Figure scripts
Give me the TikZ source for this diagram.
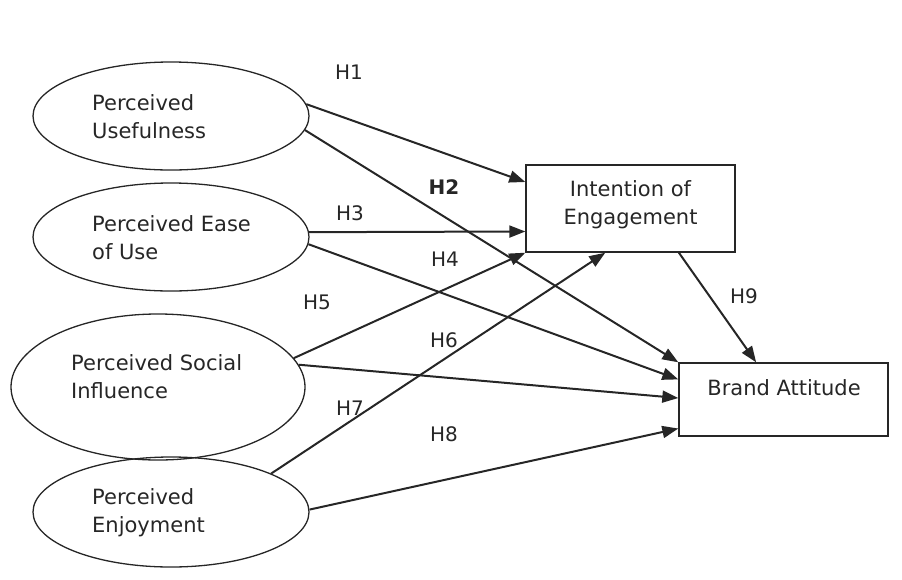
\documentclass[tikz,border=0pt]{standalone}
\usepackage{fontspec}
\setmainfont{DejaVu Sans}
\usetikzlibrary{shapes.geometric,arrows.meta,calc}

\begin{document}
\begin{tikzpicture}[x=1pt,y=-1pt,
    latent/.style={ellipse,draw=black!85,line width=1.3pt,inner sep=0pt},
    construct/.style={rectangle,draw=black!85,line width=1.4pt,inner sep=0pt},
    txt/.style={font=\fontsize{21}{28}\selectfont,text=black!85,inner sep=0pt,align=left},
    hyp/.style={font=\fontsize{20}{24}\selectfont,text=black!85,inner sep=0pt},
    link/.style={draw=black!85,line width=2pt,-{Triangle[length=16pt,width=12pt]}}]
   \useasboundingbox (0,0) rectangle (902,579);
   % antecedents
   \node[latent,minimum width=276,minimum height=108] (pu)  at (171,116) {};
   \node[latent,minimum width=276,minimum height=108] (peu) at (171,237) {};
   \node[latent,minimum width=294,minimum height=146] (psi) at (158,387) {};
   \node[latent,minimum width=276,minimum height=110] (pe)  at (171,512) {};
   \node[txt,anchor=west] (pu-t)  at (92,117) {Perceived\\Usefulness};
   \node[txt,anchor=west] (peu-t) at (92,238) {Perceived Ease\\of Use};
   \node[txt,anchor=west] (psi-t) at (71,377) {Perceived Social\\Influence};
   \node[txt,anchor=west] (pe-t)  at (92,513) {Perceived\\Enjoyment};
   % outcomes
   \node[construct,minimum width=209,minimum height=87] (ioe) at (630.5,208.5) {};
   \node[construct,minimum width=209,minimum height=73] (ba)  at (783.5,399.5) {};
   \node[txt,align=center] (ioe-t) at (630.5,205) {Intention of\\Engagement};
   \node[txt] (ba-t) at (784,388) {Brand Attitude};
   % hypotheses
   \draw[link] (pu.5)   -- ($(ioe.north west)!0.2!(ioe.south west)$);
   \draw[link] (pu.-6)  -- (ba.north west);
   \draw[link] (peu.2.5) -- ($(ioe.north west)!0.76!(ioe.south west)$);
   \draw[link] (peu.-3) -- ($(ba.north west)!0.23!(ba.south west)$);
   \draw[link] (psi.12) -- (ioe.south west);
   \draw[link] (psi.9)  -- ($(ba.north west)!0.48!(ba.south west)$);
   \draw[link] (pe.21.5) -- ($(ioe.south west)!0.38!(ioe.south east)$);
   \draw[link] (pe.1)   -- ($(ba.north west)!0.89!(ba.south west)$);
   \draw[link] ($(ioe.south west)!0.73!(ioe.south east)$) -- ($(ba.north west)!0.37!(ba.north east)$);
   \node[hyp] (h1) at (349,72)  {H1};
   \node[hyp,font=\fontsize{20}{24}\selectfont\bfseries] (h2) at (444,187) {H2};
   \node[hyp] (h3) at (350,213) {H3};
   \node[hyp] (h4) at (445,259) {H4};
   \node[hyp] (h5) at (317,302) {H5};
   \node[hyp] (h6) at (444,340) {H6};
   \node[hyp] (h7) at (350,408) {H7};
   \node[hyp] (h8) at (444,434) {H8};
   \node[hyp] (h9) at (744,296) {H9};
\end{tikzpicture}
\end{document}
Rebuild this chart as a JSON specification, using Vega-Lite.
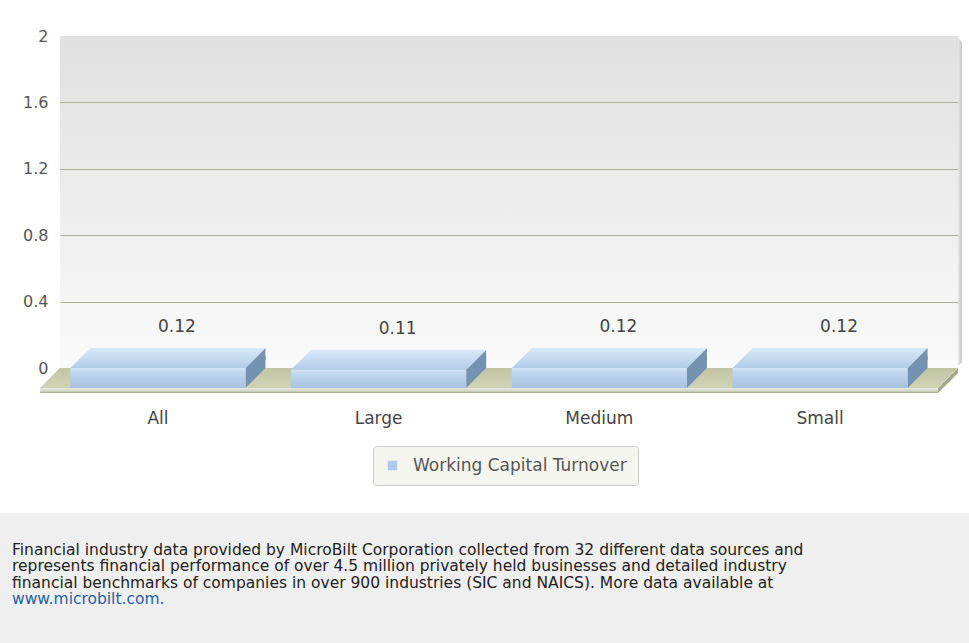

** Exercise **
Replicate the material above verbatim; images stay out of the copy.

** The output **
Give me the TikZ source for this diagram.
\documentclass[tikz,border=0pt]{standalone}
\usepackage{fontspec}
\setmainfont{DejaVu Sans}
\usetikzlibrary{shapes.geometric,arrows.meta,calc}

\begin{document}
\begin{tikzpicture}[x=1pt,y=-1pt,
    latent/.style={ellipse,draw=black!85,line width=1.3pt,inner sep=0pt},
    construct/.style={rectangle,draw=black!85,line width=1.4pt,inner sep=0pt},
    txt/.style={font=\fontsize{21}{28}\selectfont,text=black!85,inner sep=0pt,align=left},
    hyp/.style={font=\fontsize{20}{24}\selectfont,text=black!85,inner sep=0pt},
    link/.style={draw=black!85,line width=2pt,-{Triangle[length=16pt,width=12pt]}}]
   \useasboundingbox (0,0) rectangle (902,579);
   % antecedents
   \node[latent,minimum width=276,minimum height=108] (pu)  at (171,116) {};
   \node[latent,minimum width=276,minimum height=108] (peu) at (171,237) {};
   \node[latent,minimum width=294,minimum height=146] (psi) at (158,387) {};
   \node[latent,minimum width=276,minimum height=110] (pe)  at (171,512) {};
   \node[txt,anchor=west] (pu-t)  at (92,117) {Perceived\\Usefulness};
   \node[txt,anchor=west] (peu-t) at (92,238) {Perceived Ease\\of Use};
   \node[txt,anchor=west] (psi-t) at (71,377) {Perceived Social\\Influence};
   \node[txt,anchor=west] (pe-t)  at (92,513) {Perceived\\Enjoyment};
   % outcomes
   \node[construct,minimum width=209,minimum height=87] (ioe) at (630.5,208.5) {};
   \node[construct,minimum width=209,minimum height=73] (ba)  at (783.5,399.5) {};
   \node[txt,align=center] (ioe-t) at (630.5,205) {Intention of\\Engagement};
   \node[txt] (ba-t) at (784,388) {Brand Attitude};
   % hypotheses
   \draw[link] (pu.5)   -- ($(ioe.north west)!0.2!(ioe.south west)$);
   \draw[link] (pu.-6)  -- (ba.north west);
   \draw[link] (peu.2.5) -- ($(ioe.north west)!0.76!(ioe.south west)$);
   \draw[link] (peu.-3) -- ($(ba.north west)!0.23!(ba.south west)$);
   \draw[link] (psi.12) -- (ioe.south west);
   \draw[link] (psi.9)  -- ($(ba.north west)!0.48!(ba.south west)$);
   \draw[link] (pe.21.5) -- ($(ioe.south west)!0.38!(ioe.south east)$);
   \draw[link] (pe.1)   -- ($(ba.north west)!0.89!(ba.south west)$);
   \draw[link] ($(ioe.south west)!0.73!(ioe.south east)$) -- ($(ba.north west)!0.37!(ba.north east)$);
   \node[hyp] (h1) at (349,72)  {H1};
   \node[hyp,font=\fontsize{20}{24}\selectfont\bfseries] (h2) at (444,187) {H2};
   \node[hyp] (h3) at (350,213) {H3};
   \node[hyp] (h4) at (445,259) {H4};
   \node[hyp] (h5) at (317,302) {H5};
   \node[hyp] (h6) at (444,340) {H6};
   \node[hyp] (h7) at (350,408) {H7};
   \node[hyp] (h8) at (444,434) {H8};
   \node[hyp] (h9) at (744,296) {H9};
\end{tikzpicture}
\end{document}
Rebuild this chart as a JSON specification, using Vega-Lite.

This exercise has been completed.